А еще директор установил кое-где на территории студии специальные камеры, следящие за тем, не опаздывают ли мосфильмовцы на свои рабочие места. Информация о нарушителях немедленно поступает к начальству, а начальство, в свою очередь, принимает меры. Это очень эффективный способ борьбы с тунеядцами, известный, к слову, еще дореволюционной России. Почти такой же эффективный, как серия массовых увольнений и сокращений, которая сегодня для "работников среднего звена" является сигналом надвигающегося процесса приватизации Мосфильма, в котором им, увы, не доведется поучаствовать. Шахназаров явно задумал во что бы то ни стало оградить студию от грозящего ей тоскливого девичества, тем более что через два года ей стукнет 80 лет и всем хотелось бы отметить юбилей достойно – свадьбой. Подготовка к акционированию идет полным ходом: государству останется только Фильмофонд, все остальное – недвижимость, цеха – перейдет в частные руки. В чьи – пока не ясно. Известно только, что в структуру ФГУП "Киноконцерн Мосфильм" уже сейчас возвращаются все ООО, ЗАО и прочие организации, которые до этого были самостоятельными творческими или техническими объединениями. Невыгодно акционирование только пресловутому "среднему звену": как и при любом масштабном переделе собственности, именно эта категория служащих устраивает переизбыток штатных единиц и потому первой попадает в "черный список". Пока осветители, монтажники, инженеры и архивариусы каждый день к 9:30 исправно приходят на работу и расписываются в учетном журнале.

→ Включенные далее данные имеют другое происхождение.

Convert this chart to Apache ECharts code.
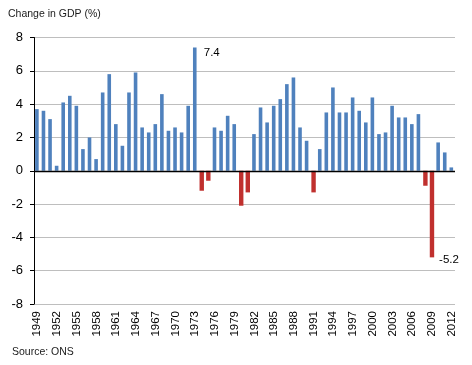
<!DOCTYPE html>
<html>
<head>
<meta charset="utf-8">
<script src="https://cdn.jsdelivr.net/npm/echarts@6/dist/echarts.min.js"></script>
<style>
html,body{margin:0;padding:0;background:#fff;}
#chart{width:472px;height:365px;}
</style>
</head>
<body>
<div id="chart"></div>
<script>
var years = [];
for (var y = 1949; y <= 2012; y++) years.push(String(y));

var gdpChange = [
  3.7, 3.6, 3.1, 0.3, 4.1, 4.5, 3.9, 1.3, 2.0, 0.7,
  4.7, 5.8, 2.8, 1.5, 4.7, 5.9, 2.6, 2.3, 2.8, 4.6,
  2.4, 2.6, 2.3, 3.9, 7.4, -1.2, -0.6, 2.6, 2.4, 3.3,
  2.8, -2.1, -1.3, 2.2, 3.8, 2.9, 3.9, 4.3, 5.2, 5.6,
  2.6, 1.8, -1.3, 1.3, 3.5, 5.0, 3.5, 3.5, 4.4, 3.6,
  2.9, 4.4, 2.2, 2.3, 3.9, 3.2, 3.2, 2.8, 3.4, -0.9,
  -5.2, 1.7, 1.1, 0.2
];

var yTicks = { min: -8, max: 8, interval: 2 };
var labelledYears = ['1973', '2009'];
var titleText = 'Change in GDP (%)';
var sourceText = 'Source: ONS';

var posData = gdpChange.map(function (v, i) {
  if (v < 0) return '-';
  if (labelledYears.indexOf(years[i]) >= 0) {
    return { value: v, label: { show: true, position: 'top', distance: 0, offset: [17, 11], formatter: function (p) { return p.value.toFixed(1); } } };
  }
  return v;
});
var negData = gdpChange.map(function (v, i) {
  if (v >= 0) return '-';
  if (labelledYears.indexOf(years[i]) >= 0) {
    return { value: v, label: { show: true, position: 'bottom', distance: 0, offset: [17, -4], formatter: function (p) { return p.value.toFixed(1); } } };
  }
  return v;
});

var chart = echarts.init(document.getElementById('chart'), null, { renderer: 'canvas' });
var font = 'Arial, "Liberation Sans", sans-serif';
chart.setOption({
  animation: false,
  textStyle: { fontFamily: font },
  graphic: [
    { type: 'text', left: 8, top: 9, style: { text: titleText, font: '10.5px ' + font, fill: '#1a1a1a' } },
    { type: 'text', left: 12, top: 347, style: { text: sourceText, font: '10.5px ' + font, fill: '#1a1a1a' } }
  ],
  grid: { left: 34, right: 17, top: 37.5, bottom: 61, containLabel: false },
  xAxis: {
    type: 'category',
    data: years,
    boundaryGap: true,
    axisLine: { show: false, onZero: false },
    axisTick: { show: false },
    axisLabel: { interval: 2, rotate: 90, margin: 7, fontSize: 11.5, color: '#000', fontFamily: font }
  },
  yAxis: {
    type: 'value',
    min: yTicks.min, max: yTicks.max, interval: yTicks.interval,
    axisLine: { show: true, lineStyle: { color: '#000', width: 1 } },
    axisTick: { show: true, length: 4, lineStyle: { color: '#000' } },
    axisLabel: { fontSize: 13, color: '#000', margin: 11, fontFamily: font },
    splitLine: { show: true, lineStyle: { color: '#BEBEBE', width: 1 } }
  },
  series: [
    {
      type: 'bar',
      data: posData,
      barWidth: 3.6,
      barGap: '-100%',
      itemStyle: { color: '#4F81BD' },
      label: { color: '#000', fontSize: 11.5, fontFamily: font },
      markLine: {
        silent: true,
        symbol: 'none',
        label: { show: false },
        lineStyle: { color: '#000', type: 'solid', width: 1.3 },
        data: [{ yAxis: 0 }]
      },
      z: 2
    },
    {
      type: 'bar',
      data: negData,
      barWidth: 4.4,
      barGap: '-100%',
      itemStyle: { color: '#C0302E' },
      label: { color: '#000', fontSize: 11.5, fontFamily: font },
      z: 2
    }
  ]
});
</script>
</body>
</html>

Но каждый знает, что не сегодня-завтра выйдет приказ об их сокращении и ни выслуга лет, ни любовь к родной студии, ни профессионализм не сохранят за ними прежнего места...

Наверное, призрак Иван Андреича, шаркая и покрякивая, вместе с остальными в то же самое время по утрам начинает дозорный обход колосников шестого павильона. Пока писала эту статью, узнала, что он умер две недели назад.